### TO DO:
Filter the entries below, keeping every line that has the word "this".

====

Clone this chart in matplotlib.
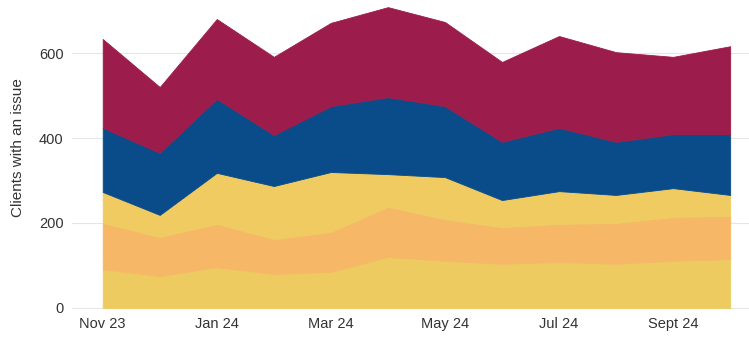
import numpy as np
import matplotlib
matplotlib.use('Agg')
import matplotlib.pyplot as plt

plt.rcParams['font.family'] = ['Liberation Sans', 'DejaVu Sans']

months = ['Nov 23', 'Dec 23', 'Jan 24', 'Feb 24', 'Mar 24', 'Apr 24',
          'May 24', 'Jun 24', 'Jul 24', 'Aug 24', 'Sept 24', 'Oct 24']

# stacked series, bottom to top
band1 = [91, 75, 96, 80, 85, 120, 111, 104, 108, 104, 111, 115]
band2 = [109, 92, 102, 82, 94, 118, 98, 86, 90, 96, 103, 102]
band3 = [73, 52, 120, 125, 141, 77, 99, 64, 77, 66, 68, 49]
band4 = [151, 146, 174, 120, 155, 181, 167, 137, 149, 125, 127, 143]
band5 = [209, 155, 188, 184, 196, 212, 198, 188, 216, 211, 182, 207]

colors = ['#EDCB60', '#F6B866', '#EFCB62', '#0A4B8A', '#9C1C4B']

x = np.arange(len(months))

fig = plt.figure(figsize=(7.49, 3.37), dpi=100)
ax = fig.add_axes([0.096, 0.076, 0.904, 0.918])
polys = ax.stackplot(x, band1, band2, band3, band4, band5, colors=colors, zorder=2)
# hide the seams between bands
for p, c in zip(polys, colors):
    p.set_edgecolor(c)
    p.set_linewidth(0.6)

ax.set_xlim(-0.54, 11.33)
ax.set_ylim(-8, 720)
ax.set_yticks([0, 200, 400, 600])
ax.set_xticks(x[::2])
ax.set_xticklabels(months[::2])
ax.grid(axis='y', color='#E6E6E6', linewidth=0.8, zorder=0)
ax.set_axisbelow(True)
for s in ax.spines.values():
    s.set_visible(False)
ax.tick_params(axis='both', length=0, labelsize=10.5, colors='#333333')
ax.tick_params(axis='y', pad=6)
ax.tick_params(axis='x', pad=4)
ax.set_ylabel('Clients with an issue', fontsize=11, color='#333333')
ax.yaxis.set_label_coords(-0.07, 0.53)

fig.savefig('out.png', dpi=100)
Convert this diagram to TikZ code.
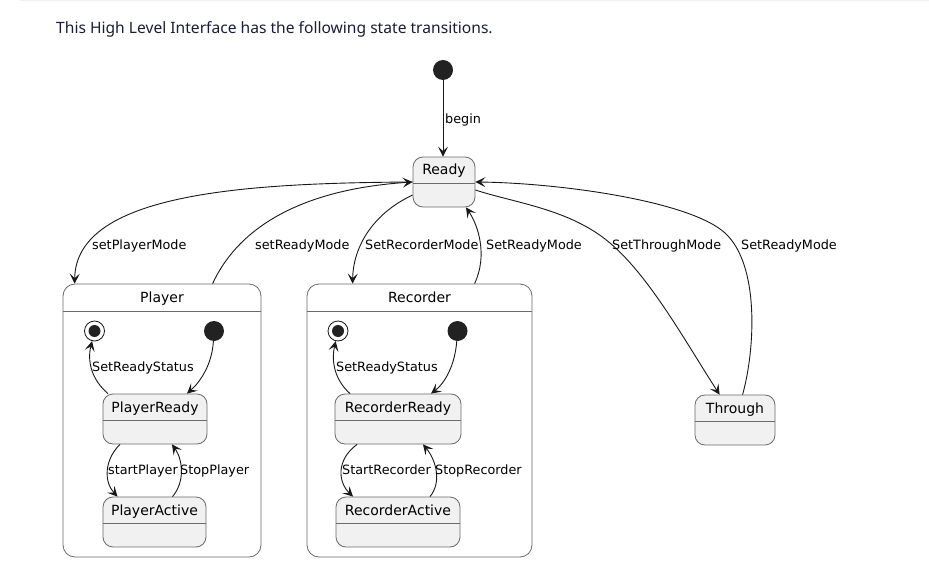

====

### COMPLETED EXERCISE:
Clone this chart in matplotlib.
Convert this diagram to TikZ code.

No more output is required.